The last two weeks of June were spent remodeling the concession stand and building a stage under the outdoor screen. They finished just in time to host an outdoor recital on June 26 and 27 for Johnson’s students who dance at her studios in Richland Center, Fennimore and Prairie du Chien. Over 1,000 people attended the recitals, normally held indoors but pushed outside due to COVID-19. The drive-in showed the Garth Brooks concert that weekend and its first movie of the season on July 3.
Bill Muth purchased the indoor cinemas and Starlite in 1988. After he put the business up for sale in October for $180,000, there were 23 people interested in the property, some from out of state. He’s grateful that the business will remain locally owned by the Johnsons and Montry.
“They understand the people around here and they know the community,” said Muth, who is helping out during the transition. “I was real comfortable with selling to these guys. They’ll do a good job.”

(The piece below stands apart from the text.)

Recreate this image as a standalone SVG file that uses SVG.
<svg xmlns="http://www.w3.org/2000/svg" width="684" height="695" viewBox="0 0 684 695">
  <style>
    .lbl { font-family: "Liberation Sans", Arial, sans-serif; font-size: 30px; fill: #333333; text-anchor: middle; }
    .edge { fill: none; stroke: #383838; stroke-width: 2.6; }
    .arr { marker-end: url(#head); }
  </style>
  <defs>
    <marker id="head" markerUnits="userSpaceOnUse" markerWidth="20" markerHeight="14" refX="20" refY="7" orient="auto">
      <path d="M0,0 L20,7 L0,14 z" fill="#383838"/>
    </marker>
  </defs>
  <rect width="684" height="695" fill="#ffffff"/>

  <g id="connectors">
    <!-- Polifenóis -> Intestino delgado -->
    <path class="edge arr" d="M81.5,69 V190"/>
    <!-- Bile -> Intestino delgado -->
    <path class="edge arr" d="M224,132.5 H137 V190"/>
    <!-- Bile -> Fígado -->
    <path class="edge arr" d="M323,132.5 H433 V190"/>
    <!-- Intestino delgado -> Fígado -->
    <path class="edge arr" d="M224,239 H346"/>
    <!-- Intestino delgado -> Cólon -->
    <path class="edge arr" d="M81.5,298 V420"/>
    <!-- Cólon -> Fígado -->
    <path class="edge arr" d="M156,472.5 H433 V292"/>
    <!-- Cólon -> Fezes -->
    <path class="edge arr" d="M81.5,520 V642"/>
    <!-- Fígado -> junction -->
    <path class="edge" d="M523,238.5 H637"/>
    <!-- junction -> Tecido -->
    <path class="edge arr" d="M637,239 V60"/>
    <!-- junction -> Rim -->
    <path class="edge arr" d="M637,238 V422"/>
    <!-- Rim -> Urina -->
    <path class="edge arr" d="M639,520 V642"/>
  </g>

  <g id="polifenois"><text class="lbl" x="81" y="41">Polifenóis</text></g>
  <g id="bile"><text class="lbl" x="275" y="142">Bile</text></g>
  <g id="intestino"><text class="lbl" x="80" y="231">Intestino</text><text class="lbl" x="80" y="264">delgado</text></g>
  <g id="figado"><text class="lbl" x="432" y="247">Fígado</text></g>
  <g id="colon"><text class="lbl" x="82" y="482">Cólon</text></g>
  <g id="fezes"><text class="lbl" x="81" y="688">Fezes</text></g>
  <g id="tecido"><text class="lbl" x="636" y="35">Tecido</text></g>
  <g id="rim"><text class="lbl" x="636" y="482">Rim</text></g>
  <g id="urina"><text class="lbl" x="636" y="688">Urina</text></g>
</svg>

On that Friday night, employees wore masks, there was a separate entrance and exit for the concession stand, and signs encouraging social distancing.
Seirra and Ethan McCracken made the 35-mile drive from their home in Edmund, in rural Iowa County. The couple, married just two weeks, sat on the hood of their 1990 Dodge D150 pickup, using the windshield as a backrest. For Sierra, 21, it was her first outdoor movie.
“In a movie theater you’re kind of like all scrunched in and stuff,” said Sierra, who has been with Ethan, 23, for four years. “Here, you get to enjoy the weather and the movie and the stars and everything all in one.”